Market Dynamics

Illinois becomes first state to ban plastic microbeads

Time: 2014-06-13 Source from: www.plasticsnews.com

 

By Gayle S. Putrich
 
Illinois Gov. Pat Quinn signed into law a bill banning the sale or manufacture of products with plastic microbeads in Illinois completely by 2019, making his state the first to kick out the polyethelyene bits.
 
The new law bans the manufacture of personal care products containing microbeads by the end of 2017 in the state, and the sale of those products by the end of 2018. Over-the-counter drug manufacturers must phase out manufacturing with microbeads by the end of 2018 and the sale of OTC products by the end of 2019.
 
"Banning microbeads will help ensure clean waters across Illinois and set an example for our nation to follow," Quinn said in a press release. "Lake Michigan and the many rivers and lakes across our state are among our most important natural resources.

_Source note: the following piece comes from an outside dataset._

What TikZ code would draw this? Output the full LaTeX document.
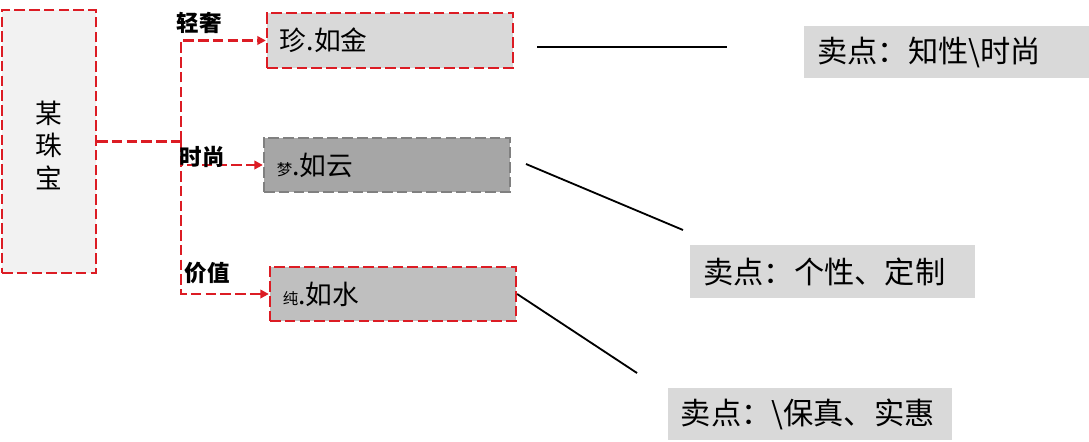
\documentclass[tikz,border=0pt]{standalone}
\usepackage{fontspec}
\setmainfont{Noto Sans CJK SC}
\usetikzlibrary{arrows.meta, positioning, calc}
\definecolor{linered}{RGB}{220,28,36}
\definecolor{boxlight}{RGB}{242,242,242}
\definecolor{boxgray}{RGB}{217,217,217}
\definecolor{boxmid}{RGB}{191,191,191}
\definecolor{boxdark}{RGB}{166,166,166}
\definecolor{edgegray}{RGB}{128,128,128}

\begin{document}
\begin{tikzpicture}[
        x=0.025cm, y=-0.025cm,
        redline/.style={draw=linered, line width=1.6pt, dash pattern=on 7.5pt off 3pt},
        brand/.style={rectangle, redline, fill=boxlight, minimum width=2.35cm, minimum height=6.575cm, align=center, font=\fontsize{19}{23}\selectfont},
        product/.style={rectangle, redline, minimum width=6.15cm, minimum height=1.36cm, text width=5.5cm, inner xsep=0.325cm, align=left, font=\fontsize{19}{22}\selectfont},
        selling/.style={rectangle, fill=boxgray, minimum height=1.3cm, text width=6.45cm, inner xsep=0.33cm, align=left, font=\fontsize{21.5}{25}\selectfont},
        branch/.style={redline, -{Triangle[length=6pt, width=6pt, fill=linered]}},
        tag/.style={font=\fontsize{16}{19}\selectfont\bfseries},
        pointer/.style={draw=black, line width=1.3pt}
    ]
        \useasboundingbox (0,0) rectangle (1089,441);

        % Nodes
        \node (brand) [brand] at (49,141.5) {\raisebox{-5.7pt}[\height][\depth]{\begin{tabular}{@{}c@{}}某\\珠\\宝\end{tabular}}};

        \node (zhen) [product, fill=boxgray] at (390,40.5) {珍.如金};
        \node (meng) [product, fill=boxdark, draw=edgegray] at (387,165) {{\fontsize{11}{13}\selectfont 梦}.如云};
        \node (chun) [product, fill=boxmid] at (393,294) {{\fontsize{11}{13}\selectfont 纯}.如水};

        \node (sell1) [selling] at (946.5,52) {卖点：知性\textbackslash 时尚};
        \node (sell2) [selling] at (832.5,271.5) {卖点：个性、定制};
        \node (sell3) [selling] at (810,414) {卖点：\textbackslash 保真、实惠};

        \coordinate (trunk) at (181,141.5);

        % Wires
        \draw[redline] (brand.east) -- (trunk);
        \draw[branch] (trunk) |- (zhen.west);
        \draw[branch] (trunk) |- (meng.west);
        \draw[branch] (trunk) |- (chun.west);

        \coordinate (p1a) at (537,47);
        \coordinate (p1b) at (727,47);
        \coordinate (p2a) at (526,164);
        \coordinate (p2b) at (683,230);
        \coordinate (p3b) at (637,373);
        \draw[pointer] (p1a) -- (p1b);
        \draw[pointer] (p2a) -- (p2b);
        \draw[pointer] (chun.east) -- (p3b);

        % Annotations
        \node (tagzhen) [tag] at (199,23) {轻奢};
        \node (tagmeng) [tag] at (202,157) {时尚};
        \node (tagchun) [tag] at (207,273) {价值};

    \end{tikzpicture}
\end{document}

We must do everything necessary to safeguard them."
 
California, Minnesota, New York and Ohio have similar legislation in the works, but the cosmetics industry is already taking on the microbead problem, with many large companies aiming to remove the plastic from their products before the new laws would kick in.
 
5 Gyres quietly approached Unilever at the end of 2012 and popular retail chain The Body Shop in early 2013, urging the companies to disavow PE microbeads after the environmental group’s study of the Great Lakes in 2012 found 600,000 microbeads per square kilometer (0.39 square mile) in two different Lake Erie water samples.
 
Unilever has pledged to remove microbeads from its products as of Jan. 1, 2015, as has The Body Shop. Johnson & Johnson plans to be free of microbeads by the end of 2015 and Proctor & Gamble expects its PE phaseout to take until 2017.
 
Microbeads have only become popular in the cosmetics market in the last decade, as a gentle exfoliating alternative to items such as ground walnut shells, which can have sharp edges that tear sensitive skin or pose an allergy risk to some consumers. But existing water treatment facilities are not designed to capture such small pieces of debris and the 0.3 millimeter microbeads literally slip through the cracks and into the watershed.